In “Sentire e conoscere” (Adephi Editore) il neuroscienziato Antonio Damasio, indagando l’intelligenza senziente degli organismi viventi e non viventi, fa una doverosa incursione nel mondo delle macchine e afferma: “È evidente che possiamo sviluppare macchine operanti lungo le linee dei «sentimenti omeostatici». Quello di cui abbiamo bisogno, per farlo, è di fornire ai robot un «corpo» che, per conservarsi, richieda regolazioni e aggiustamenti. In altre parole, quasi paradossalmente, dobbiamo aggiungere alla robustezza tanto apprezzata nella robotica un certo grado di vulnerabilità.” Sembra descrivere iCub 3 e frena sulla coscienza: “Il «grado» di coscienza raggiunto infine da tali macchine dipenderà dalla complessità delle sue rappresentazioni interne”. Ossia, un robot non può avere una coscienza perché non sa crearsi immagini del reale e di sé. Quello che Byung-chul Han afferma quando distingue tra dimensione analogica del pensiero e dimensione digitale dell’Intelligenza Artificiale. Macchine senzienti ma non coscienti.
Luciano Floridi nel suo ultimo saggio “Etica del pensiero artificiale” (Cortina Editore), partendo dalla descrizione della compattezza dell’analogico contro la discrezionalità plankiana del digitale, afferma che bit e pixel permettono la formazione di due universi paralleli: il mondo reale il cui territorio è lo spazio fisico e il mondo virtuale in cui la digitalizzazione ha determinato un vasto territorio reticolare.
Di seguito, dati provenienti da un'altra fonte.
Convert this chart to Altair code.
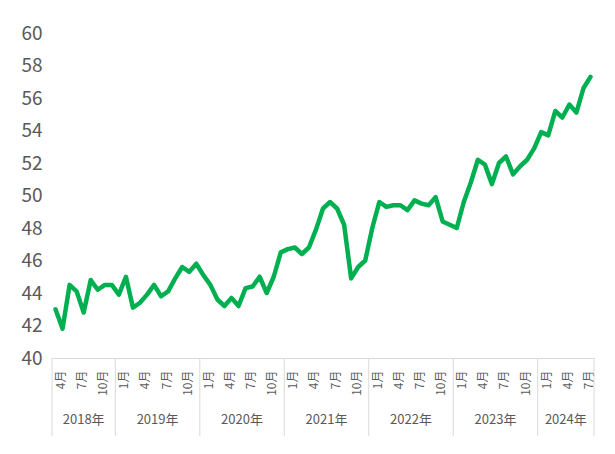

Dentro di esso l’uomo agisce, interagisce, capisce mentre l’IA agisce sotto forma di riproduzione di dati ma non conosce. iCub 3 sarebbe, in questa ottica, un’intelligenza non riflessiva né pioneristica: non potrebbe innamorarsi a Venezia e forse nemmeno morire. iCub 3 potrebbe essere ed è, per parafrasare Floridi, un ingegnere.
Nella determinazione di una possibile coscienza, o anche di un’etica robotica, occorre considerare quanta autonomia concediamo alle creature di IA. E’ remoto il tempo in cui un robot si affranchi completamente dall’uomo – gli manca la specialità dell’intelligenza biologica - ma è vicinissimo il tempo- possiamo chiamarlo già presente - in cui l’uomo si lasci dominare per pigrizia (vedi la domotica o l’acquiescenza alla disponibilità dei data), per necessità (lo smart working che si serve di device e cloud), per divertimento (il metaverso) dall’IA, rinunciando alla coscienza piena del mondo in cui vive. Inadatto al futuro come pensavano Julian Savulescu e Ingmar Persson, quando auspicavano una nuova consapevolezza che colmi il gap storico - temporale tra morale e tecnologia.
Certo la rassicurante legge dell’androide Adam di Ian McEwan “Un robot non può recar danno a un essere umano né può permettere che, a causa del proprio mancato intervento, un essere umano riceva danno" potrebbe aiutare a immaginare un mondo in cui l’IA generi umanoidi vocati al bene e perfettamente in grado di dominare in modo positivo il mondo esterno.
Resta il dubbio se questa forma - seppur nella finzione letteraria - di transumanesimo ottimista valga anche in un metaverso (finto ma meno letterario) in cui un robot, meno empatico di iCub 3, sia indotto all’aggressività, decretando così l’innocenza del suo algoritmo e di chi lo scrisse.